━━━ Material ━━━
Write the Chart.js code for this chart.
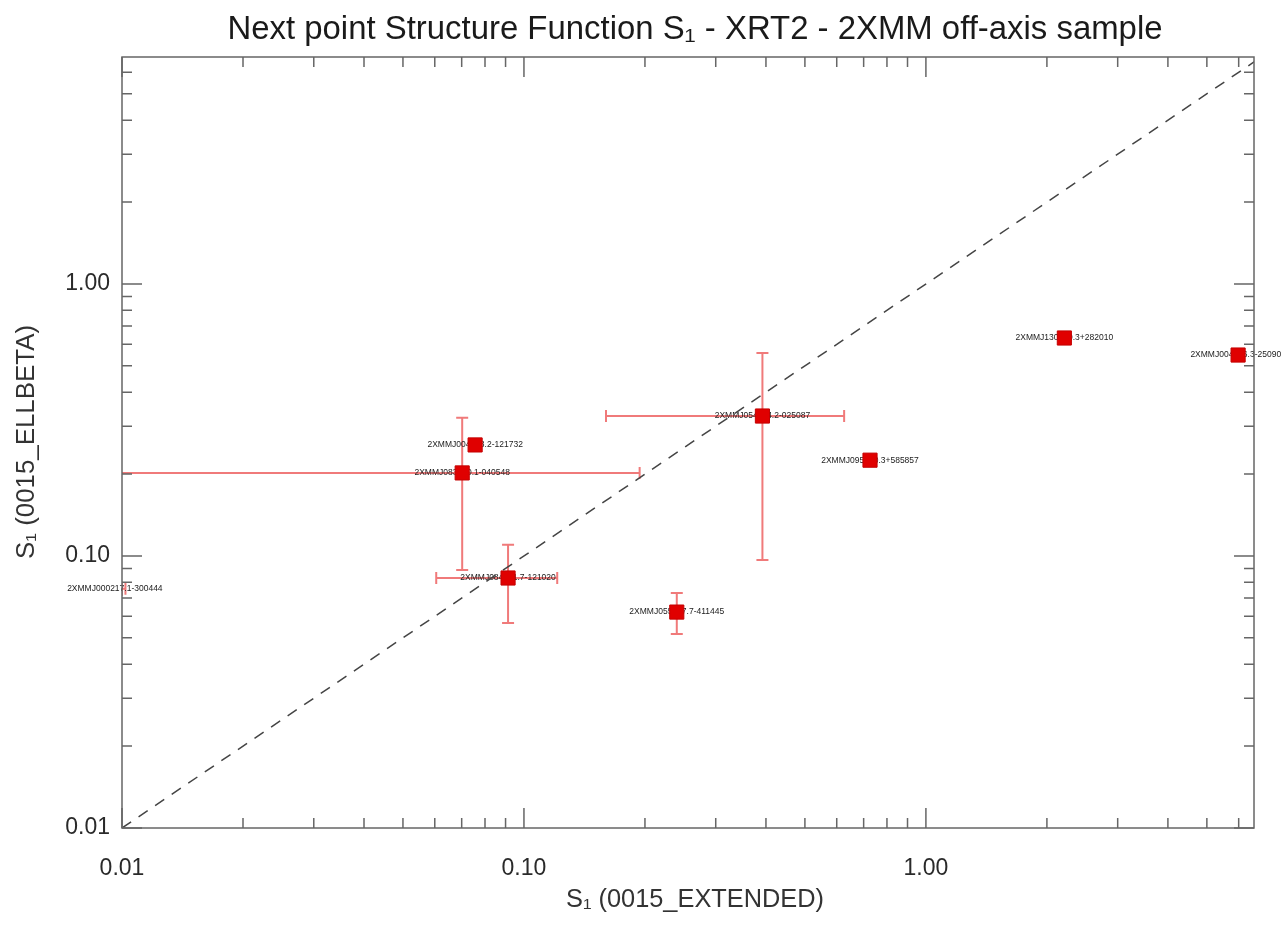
<!DOCTYPE html>
<html>
<head>
<meta charset="utf-8">
<title>Next point Structure Function S1 - XRT2 - 2XMM off-axis sample</title>
<script src="https://cdn.jsdelivr.net/npm/chart.js@4.4.1/dist/chart.umd.min.js"></script>
<style>
  body { margin: 0; background: #ffffff; }
  #wrap { width: 1281px; height: 925px; }
</style>
</head>
<body>
<div id="wrap"><canvas id="grafica" width="1281" height="925"></canvas></div>
<script>
// datos
const pointNames = ['2XMMJ000217.1-300444', '2XMMJ004728.2-121732', '2XMMJ083630.1-040548',
    '2XMMJ084051.7-121020', '2XMMJ055447.7-411445', '2XMMJ054014.2-025087',
    '2XMMJ095040.3+585857', '2XMMJ130950.3+282010', '2XMMJ004736.3-250900'];
const xVals  = [0.0096, 0.0756, 0.0702, 0.0913, 0.240, 0.392, 0.726, 2.21, 5.98];
const yVals  = [0.0757, 0.256, 0.202, 0.083, 0.0622, 0.327, 0.225, 0.633, 0.548];
const xLow   = [0.0085, null, 0.001, 0.0605, null, 0.160, null, null, null];
const xHigh  = [0.0102, null, 0.194, 0.121, null, 0.626, null, null, null];
const yLow   = [null, null, 0.0889, 0.0567, 0.0517, 0.0967, null, null, null];
const yHigh  = [null, null, 0.322, 0.110, 0.0731, 0.557, null, null, null];
const diagX  = [0.01, 7];
const diagY  = [0.01, 7];
const majorTicks = [0.01, 0.1, 1];
const tickLabels = ['0.01', '0.10', '1.00'];
const xMin = 0.01, xMax = 6.55, yMin = 0.01, yMax = 6.83;

const FONT = '"Liberation Sans", Arial, Helvetica, sans-serif';

// texto comprimido en horizontal hasta un ancho dado
function textoAjustado(ctx, txt, x, y, ancho, angulo) {
    const w = ctx.measureText(txt).width;
    ctx.save();
    ctx.translate(x, y);
    if (angulo) ctx.rotate(angulo);
    ctx.scale(ancho / w, 1);
    ctx.fillText(txt, 0, 0);
    ctx.restore();
}

// barras de error + etiquetas de cada punto
const errorBarPlugin = {
    id: 'errorBars',
    beforeDatasetsDraw(chart) {
        const ctx = chart.ctx, area = chart.chartArea;
        const xs = chart.scales.x, ys = chart.scales.y;
        const cap = 6;
        ctx.save();
        ctx.beginPath();
        ctx.rect(area.left, area.top, area.right - area.left, area.bottom - area.top);
        ctx.clip();
        ctx.strokeStyle = '#f07a7a';
        ctx.lineWidth = 2;
        xVals.forEach((xv, i) => {
            const px = xs.getPixelForValue(xv), py = ys.getPixelForValue(yVals[i]);
            if (xLow[i] !== null) {
                const a = xs.getPixelForValue(xLow[i]), b = xs.getPixelForValue(xHigh[i]);
                ctx.beginPath();
                ctx.moveTo(a, py); ctx.lineTo(b, py);
                ctx.moveTo(a, py - cap); ctx.lineTo(a, py + cap);
                ctx.moveTo(b, py - cap); ctx.lineTo(b, py + cap);
                ctx.stroke();
            }
            if (yLow[i] !== null) {
                const a = ys.getPixelForValue(yLow[i]), b = ys.getPixelForValue(yHigh[i]);
                ctx.beginPath();
                ctx.moveTo(px, a); ctx.lineTo(px, b);
                ctx.moveTo(px - cap, a); ctx.lineTo(px + cap, a);
                ctx.moveTo(px - cap, b); ctx.lineTo(px + cap, b);
                ctx.stroke();
            }
        });
        ctx.restore();

        // etiquetas (sin recorte, la ultima sale del area)
        ctx.save();
        ctx.fillStyle = '#222';
        ctx.font = '8.5px ' + FONT;
        ctx.textAlign = 'center';
        ctx.textBaseline = 'middle';
        xVals.forEach((xv, i) => {
            ctx.fillText(pointNames[i], xs.getPixelForValue(xv), ys.getPixelForValue(yVals[i]));
        });
        ctx.restore();
    }
};

// marco, ticks hacia dentro y textos
const framePlugin = {
    id: 'frame',
    afterDraw(chart) {
        const ctx = chart.ctx, a = chart.chartArea;
        const xs = chart.scales.x, ys = chart.scales.y;
        ctx.save();
        ctx.strokeStyle = '#666';
        ctx.lineWidth = 1.5;
        ctx.strokeRect(a.left, a.top, a.right - a.left, a.bottom - a.top);

        const drawTicks = (scale, min, max, horizontal) => {
            for (let e = -2; e <= 1; e++) {
                for (let m = 1; m <= 9; m++) {
                    const v = m * Math.pow(10, e);
                    if (v < min * 0.999 || v > max) continue;
                    const len = m === 1 ? 20 : 10;
                    const p = scale.getPixelForValue(v);
                    ctx.beginPath();
                    if (horizontal) {
                        ctx.moveTo(p, a.bottom); ctx.lineTo(p, a.bottom - len);
                        ctx.moveTo(p, a.top); ctx.lineTo(p, a.top + len);
                    } else {
                        ctx.moveTo(a.left, p); ctx.lineTo(a.left + len, p);
                        ctx.moveTo(a.right, p); ctx.lineTo(a.right - len, p);
                    }
                    ctx.stroke();
                }
            }
        };
        drawTicks(xs, xMin, xMax, true);
        drawTicks(ys, yMin, yMax, false);

        // titulo
        ctx.fillStyle = '#1a1a1a';
        ctx.textBaseline = 'middle';
        ctx.textAlign = 'center';
        ctx.font = '33px ' + FONT;
        textoAjustado(ctx, 'Next point Structure Function S\u2081 - XRT2 - 2XMM off-axis sample', 695, 30, 935);

        // titulos de ejes
        ctx.fillStyle = '#333';
        ctx.font = '26px ' + FONT;
        textoAjustado(ctx, 'S\u2081 (0015_EXTENDED)', 695, 900, 258);
        textoAjustado(ctx, 'S\u2081 (0015_ELLBETA)', 27, 442, 234, -Math.PI / 2);
        ctx.restore();
    }
};

function etiquetaTick(value) {
    for (let i = 0; i < majorTicks.length; i++) {
        if (Math.abs(value - majorTicks[i]) < majorTicks[i] * 1e-6) return tickLabels[i];
    }
    return '';
}

new Chart(document.getElementById('grafica').getContext('2d'), {
    type: 'scatter',
    data: {
        datasets: [
            {
                type: 'line',
                data: diagX.map((x, i) => ({ x: x, y: diagY[i] })),
                borderColor: '#444',
                borderWidth: 1.5,
                borderDash: [11, 9],
                pointRadius: 0,
                fill: false
            },
            {
                data: xVals.map((x, i) => ({ x: x, y: yVals[i] })),
                pointStyle: 'rect',
                pointRadius: 10,
                backgroundColor: '#e00000',
                borderColor: '#c40000',
                borderWidth: 1
            }
        ]
    },
    options: {
        responsive: false,
        animation: false,
        layout: { padding: { top: 57, right: 24, left: 0, bottom: 0 } },
        plugins: {
            legend: { display: false },
            title: { display: false },
            tooltip: { enabled: false }
        },
        scales: {
            x: {
                type: 'logarithmic',
                min: xMin,
                max: xMax,
                grid: { display: false, drawTicks: false },
                border: { display: false },
                ticks: {
                    autoSkip: false,
                    maxRotation: 0,
                    padding: 27,
                    color: '#2a2a2a',
                    font: { family: FONT, size: 23 },
                    callback: etiquetaTick
                },
                afterFit(scale) { scale.height = 97; }
            },
            y: {
                type: 'logarithmic',
                min: yMin,
                max: yMax,
                grid: { display: false, drawTicks: false },
                border: { display: false },
                ticks: {
                    autoSkip: false,
                    padding: 12,
                    color: '#2a2a2a',
                    font: { family: FONT, size: 23 },
                    callback: etiquetaTick
                },
                afterFit(scale) { scale.width = 122; }
            }
        }
    },
    plugins: [errorBarPlugin, framePlugin]
});
</script>
</body>
</html>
━━━
# Exercise objective:
Reproduce the listing word for word and omit its pictures.

# The solution:
Write the Chart.js code for this chart.
<!DOCTYPE html>
<html>
<head>
<meta charset="utf-8">
<title>Next point Structure Function S1 - XRT2 - 2XMM off-axis sample</title>
<script src="https://cdn.jsdelivr.net/npm/chart.js@4.4.1/dist/chart.umd.min.js"></script>
<style>
  body { margin: 0; background: #ffffff; }
  #wrap { width: 1281px; height: 925px; }
</style>
</head>
<body>
<div id="wrap"><canvas id="grafica" width="1281" height="925"></canvas></div>
<script>
// datos
const pointNames = ['2XMMJ000217.1-300444', '2XMMJ004728.2-121732', '2XMMJ083630.1-040548',
    '2XMMJ084051.7-121020', '2XMMJ055447.7-411445', '2XMMJ054014.2-025087',
    '2XMMJ095040.3+585857', '2XMMJ130950.3+282010', '2XMMJ004736.3-250900'];
const xVals  = [0.0096, 0.0756, 0.0702, 0.0913, 0.240, 0.392, 0.726, 2.21, 5.98];
const yVals  = [0.0757, 0.256, 0.202, 0.083, 0.0622, 0.327, 0.225, 0.633, 0.548];
const xLow   = [0.0085, null, 0.001, 0.0605, null, 0.160, null, null, null];
const xHigh  = [0.0102, null, 0.194, 0.121, null, 0.626, null, null, null];
const yLow   = [null, null, 0.0889, 0.0567, 0.0517, 0.0967, null, null, null];
const yHigh  = [null, null, 0.322, 0.110, 0.0731, 0.557, null, null, null];
const diagX  = [0.01, 7];
const diagY  = [0.01, 7];
const majorTicks = [0.01, 0.1, 1];
const tickLabels = ['0.01', '0.10', '1.00'];
const xMin = 0.01, xMax = 6.55, yMin = 0.01, yMax = 6.83;

const FONT = '"Liberation Sans", Arial, Helvetica, sans-serif';

// texto comprimido en horizontal hasta un ancho dado
function textoAjustado(ctx, txt, x, y, ancho, angulo) {
    const w = ctx.measureText(txt).width;
    ctx.save();
    ctx.translate(x, y);
    if (angulo) ctx.rotate(angulo);
    ctx.scale(ancho / w, 1);
    ctx.fillText(txt, 0, 0);
    ctx.restore();
}

// barras de error + etiquetas de cada punto
const errorBarPlugin = {
    id: 'errorBars',
    beforeDatasetsDraw(chart) {
        const ctx = chart.ctx, area = chart.chartArea;
        const xs = chart.scales.x, ys = chart.scales.y;
        const cap = 6;
        ctx.save();
        ctx.beginPath();
        ctx.rect(area.left, area.top, area.right - area.left, area.bottom - area.top);
        ctx.clip();
        ctx.strokeStyle = '#f07a7a';
        ctx.lineWidth = 2;
        xVals.forEach((xv, i) => {
            const px = xs.getPixelForValue(xv), py = ys.getPixelForValue(yVals[i]);
            if (xLow[i] !== null) {
                const a = xs.getPixelForValue(xLow[i]), b = xs.getPixelForValue(xHigh[i]);
                ctx.beginPath();
                ctx.moveTo(a, py); ctx.lineTo(b, py);
                ctx.moveTo(a, py - cap); ctx.lineTo(a, py + cap);
                ctx.moveTo(b, py - cap); ctx.lineTo(b, py + cap);
                ctx.stroke();
            }
            if (yLow[i] !== null) {
                const a = ys.getPixelForValue(yLow[i]), b = ys.getPixelForValue(yHigh[i]);
                ctx.beginPath();
                ctx.moveTo(px, a); ctx.lineTo(px, b);
                ctx.moveTo(px - cap, a); ctx.lineTo(px + cap, a);
                ctx.moveTo(px - cap, b); ctx.lineTo(px + cap, b);
                ctx.stroke();
            }
        });
        ctx.restore();

        // etiquetas (sin recorte, la ultima sale del area)
        ctx.save();
        ctx.fillStyle = '#222';
        ctx.font = '8.5px ' + FONT;
        ctx.textAlign = 'center';
        ctx.textBaseline = 'middle';
        xVals.forEach((xv, i) => {
            ctx.fillText(pointNames[i], xs.getPixelForValue(xv), ys.getPixelForValue(yVals[i]));
        });
        ctx.restore();
    }
};

// marco, ticks hacia dentro y textos
const framePlugin = {
    id: 'frame',
    afterDraw(chart) {
        const ctx = chart.ctx, a = chart.chartArea;
        const xs = chart.scales.x, ys = chart.scales.y;
        ctx.save();
        ctx.strokeStyle = '#666';
        ctx.lineWidth = 1.5;
        ctx.strokeRect(a.left, a.top, a.right - a.left, a.bottom - a.top);

        const drawTicks = (scale, min, max, horizontal) => {
            for (let e = -2; e <= 1; e++) {
                for (let m = 1; m <= 9; m++) {
                    const v = m * Math.pow(10, e);
                    if (v < min * 0.999 || v > max) continue;
                    const len = m === 1 ? 20 : 10;
                    const p = scale.getPixelForValue(v);
                    ctx.beginPath();
                    if (horizontal) {
                        ctx.moveTo(p, a.bottom); ctx.lineTo(p, a.bottom - len);
                        ctx.moveTo(p, a.top); ctx.lineTo(p, a.top + len);
                    } else {
                        ctx.moveTo(a.left, p); ctx.lineTo(a.left + len, p);
                        ctx.moveTo(a.right, p); ctx.lineTo(a.right - len, p);
                    }
                    ctx.stroke();
                }
            }
        };
        drawTicks(xs, xMin, xMax, true);
        drawTicks(ys, yMin, yMax, false);

        // titulo
        ctx.fillStyle = '#1a1a1a';
        ctx.textBaseline = 'middle';
        ctx.textAlign = 'center';
        ctx.font = '33px ' + FONT;
        textoAjustado(ctx, 'Next point Structure Function S\u2081 - XRT2 - 2XMM off-axis sample', 695, 30, 935);

        // titulos de ejes
        ctx.fillStyle = '#333';
        ctx.font = '26px ' + FONT;
        textoAjustado(ctx, 'S\u2081 (0015_EXTENDED)', 695, 900, 258);
        textoAjustado(ctx, 'S\u2081 (0015_ELLBETA)', 27, 442, 234, -Math.PI / 2);
        ctx.restore();
    }
};

function etiquetaTick(value) {
    for (let i = 0; i < majorTicks.length; i++) {
        if (Math.abs(value - majorTicks[i]) < majorTicks[i] * 1e-6) return tickLabels[i];
    }
    return '';
}

new Chart(document.getElementById('grafica').getContext('2d'), {
    type: 'scatter',
    data: {
        datasets: [
            {
                type: 'line',
                data: diagX.map((x, i) => ({ x: x, y: diagY[i] })),
                borderColor: '#444',
                borderWidth: 1.5,
                borderDash: [11, 9],
                pointRadius: 0,
                fill: false
            },
            {
                data: xVals.map((x, i) => ({ x: x, y: yVals[i] })),
                pointStyle: 'rect',
                pointRadius: 10,
                backgroundColor: '#e00000',
                borderColor: '#c40000',
                borderWidth: 1
            }
        ]
    },
    options: {
        responsive: false,
        animation: false,
        layout: { padding: { top: 57, right: 24, left: 0, bottom: 0 } },
        plugins: {
            legend: { display: false },
            title: { display: false },
            tooltip: { enabled: false }
        },
        scales: {
            x: {
                type: 'logarithmic',
                min: xMin,
                max: xMax,
                grid: { display: false, drawTicks: false },
                border: { display: false },
                ticks: {
                    autoSkip: false,
                    maxRotation: 0,
                    padding: 27,
                    color: '#2a2a2a',
                    font: { family: FONT, size: 23 },
                    callback: etiquetaTick
                },
                afterFit(scale) { scale.height = 97; }
            },
            y: {
                type: 'logarithmic',
                min: yMin,
                max: yMax,
                grid: { display: false, drawTicks: false },
                border: { display: false },
                ticks: {
                    autoSkip: false,
                    padding: 12,
                    color: '#2a2a2a',
                    font: { family: FONT, size: 23 },
                    callback: etiquetaTick
                },
                afterFit(scale) { scale.width = 122; }
            }
        }
    },
    plugins: [errorBarPlugin, framePlugin]
});
</script>
</body>
</html>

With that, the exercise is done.